The result is that over many decades we have created numerous ways to communicate in the same language; to use these communication options, the participants agree in advance on how to communicate, then they meet at that space to talk or type.

One Single Solution

Now, suddenly, comes voice translation. Are we going to do with voice translation what we did with communication methodologies—create dozens of applications, one for each scenario? That is not what customers are demanding. Customers want a single voice translation solution that covers every possible communication methodology—methodologies that have taken decades to create and grow. 

Customers want one versatile interface covering every pain point and language situation. They want multiple experience choices per scenario: Not one solution per scenario, but several from which they can pick and choose the most appropriate for their audience and budget. This requirement for a mass of options per scenario is overwhelming and new. 

Conferences and Meeting Interfaces

As speech translation explodes into the conference hall, event organizers are demanding many more options to receive and share language translation: interpreter voices arriving via internet to smartphones or spread via private Wi-Fi and access points; subtitles displayed on screens, smartphones, or monitors scattered around the room. Each option needs a different interface functionality. 

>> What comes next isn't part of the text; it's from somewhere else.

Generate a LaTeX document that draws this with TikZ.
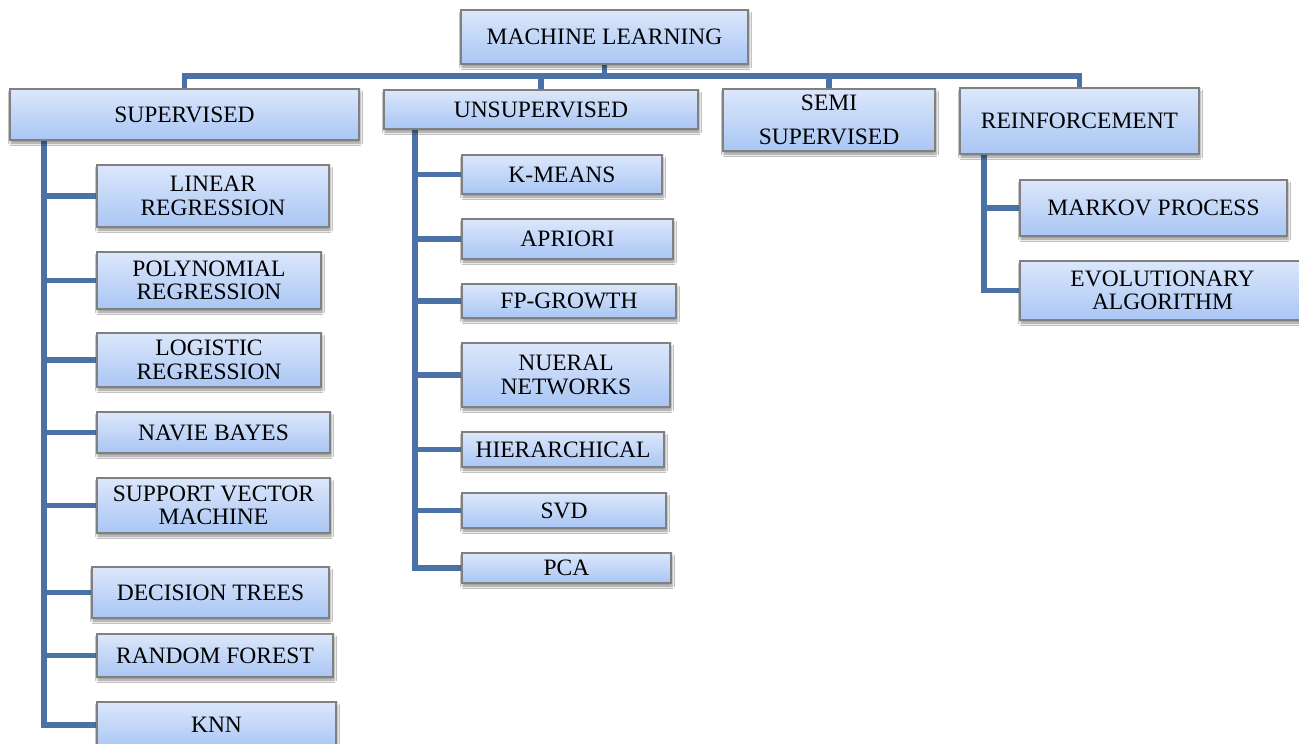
\documentclass[tikz,border=0pt]{standalone}
\usepackage{fontspec}
\setmainfont{Liberation Serif}
\usetikzlibrary{shadows,shadows.blur,backgrounds}
\definecolor{conncol}{HTML}{4A72A6}
\definecolor{boxtop}{HTML}{DCE7FB}
\definecolor{boxbot}{HTML}{A9C6F4}
\definecolor{boxline}{HTML}{808080}
\tikzset{
  box/.style={draw=boxline, line width=1.2pt, rectangle, top color=boxtop, bottom color=boxbot,
    inner sep=0pt, align=center, font=\fontsize{23.5}{23.5}\selectfont,
    blur shadow={shadow xshift=1pt, shadow yshift=-3pt, shadow blur radius=2.5pt, shadow opacity=45}},
  conn/.style={draw=conncol, line width=5.5pt, line join=miter}
}
\newcommand\bx[6]{\node[box, minimum width={#4pt-#2pt}, minimum height={#5pt-#3pt}] (#1) at ({(#2+#4)/2},{(#3+#5)/2}) {#6};}
\begin{document}
\begin{tikzpicture}[x=1pt,y=-1pt]
\useasboundingbox (0,0) rectangle (1299,744);
\bx{ml}{461}{10}{748}{64}{MACHINE LEARNING}
\bx{sup}{10}{89}{359}{140}{SUPERVISED}
\bx{uns}{384}{90}{698}{129}{UNSUPERVISED}
\bx{semi}{723}{89}{935}{151}{SEMI\\[10pt]SUPERVISED}
\bx{rein}{960}{88}{1199}{154}{REINFORCEMENT}
% supervised children
\bx{lin}{97}{165}{329}{227}{LINEAR\\REGRESSION}
\bx{poly}{97}{252}{321}{309}{POLYNOMIAL\\REGRESSION}
\bx{logi}{97}{333}{321}{387}{LOGISTIC\\REGRESSION}
\bx{nb}{97}{412}{330}{453}{NAVIE BAYES}
\bx{svm}{97}{478}{330}{533}{SUPPORT VECTOR\\MACHINE}
\bx{dt}{92}{567}{329}{618}{DECISION TREES}
\bx{rf}{97}{634}{333}{677}{RANDOM FOREST}
\bx{knn}{97}{702}{336}{748}{KNN}
% unsupervised children
\bx{km}{462}{155}{662}{194}{K-MEANS}
\bx{apr}{462}{219}{673}{259}{APRIORI}
\bx{fp}{462}{284}{676}{318}{FP-GROWTH}
\bx{nn}{462}{343}{670}{407}{NUERAL\\NETWORKS}
\bx{hier}{462}{432}{664}{467}{HIERARCHICAL}
\bx{svd}{462}{493}{666}{528}{SVD}
\bx{pca}{462}{553}{671}{583}{PCA}
% reinforcement children
\bx{mk}{1020}{180}{1287}{236}{MARKOV PROCESS}
\bx{evo}{1020}{261}{1305}{320}{EVOLUTIONARY\\ALGORITHM}
\coordinate (bus) at (0,76);
\coordinate (sspine) at (44,0);
\coordinate (uspine) at (415,0);
\coordinate (rspine) at (984,0);
\begin{scope}[on background layer]
\fill[white] (0,0) rectangle (1299,744);
\foreach \c in {sup,uns,semi,rein}
  \draw[conn] (ml.south) -- (ml.south |- bus) -| (\c.north);
\foreach \c in {lin,poly,logi,nb,svm,dt,rf,knn}
  \draw[conn] (sup.south -| sspine) |- (\c.west);
\foreach \c in {km,apr,fp,nn,hier,svd,pca}
  \draw[conn] (uns.south -| uspine) |- (\c.west);
\foreach \c in {mk,evo}
  \draw[conn] (rein.south -| rspine) |- (\c.west);
\end{scope}
\end{tikzpicture}
\end{document}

How the voice that is to be translated is sent to the cloud for translation is yet another interface. The content and display of voice translation that organizers want range from transcription (captions) to automatic speech-to-speech-and-subtitle translation to live remote interpretation. Voice translations must be able to be derived from the voice of the speaker, from a parrot (who repeats the speaker’s words more clearly), or from an interpreter. A client’s potential need for dozens of interpreters must be accommodated, as well as dozens of translation languages.

And organizers are adding yet another new request: interactivity across languages. Attendees must be able to interact with event speakers, moderators, registration, and staff in their native tongue. Again, the request is not for one single way to interact, but many: automatically translated speech-to-subtitles, translated speech-to-speech, private translated text chat exchanges, and so on.

Today’s enterprises want one single speech translation solution that can function across communication methodologies. Added pressure is piled high by the demands for high-quality accuracy in automatic translation.

Customer Service Interfaces

Customer service is also being shaped by these new demands. The service industry now requires multi-language interfaces covering speech-to-speech and speech-to-chat as well as multimedia features such as video, presentations, screen sharing, and others. Some companies are making their APIs available for incorporating into customer service apps and bots. Using these APIs and displaying these new translations will affect the interface designer not only with regard to the space required to display translations but also in handling translated audio output via web, PBX, and digital audio. 

Meeting the translation usability demands for enterprise customers will require a multitude of interface layouts and configurations. What companies are asking for is a developer’s nightmare: one application that encompasses every communication methodology a company possesses, capable of translating every written language and spoken dialect known to man. 

Oh, and they need it now. Somehow, developers will have to deliver.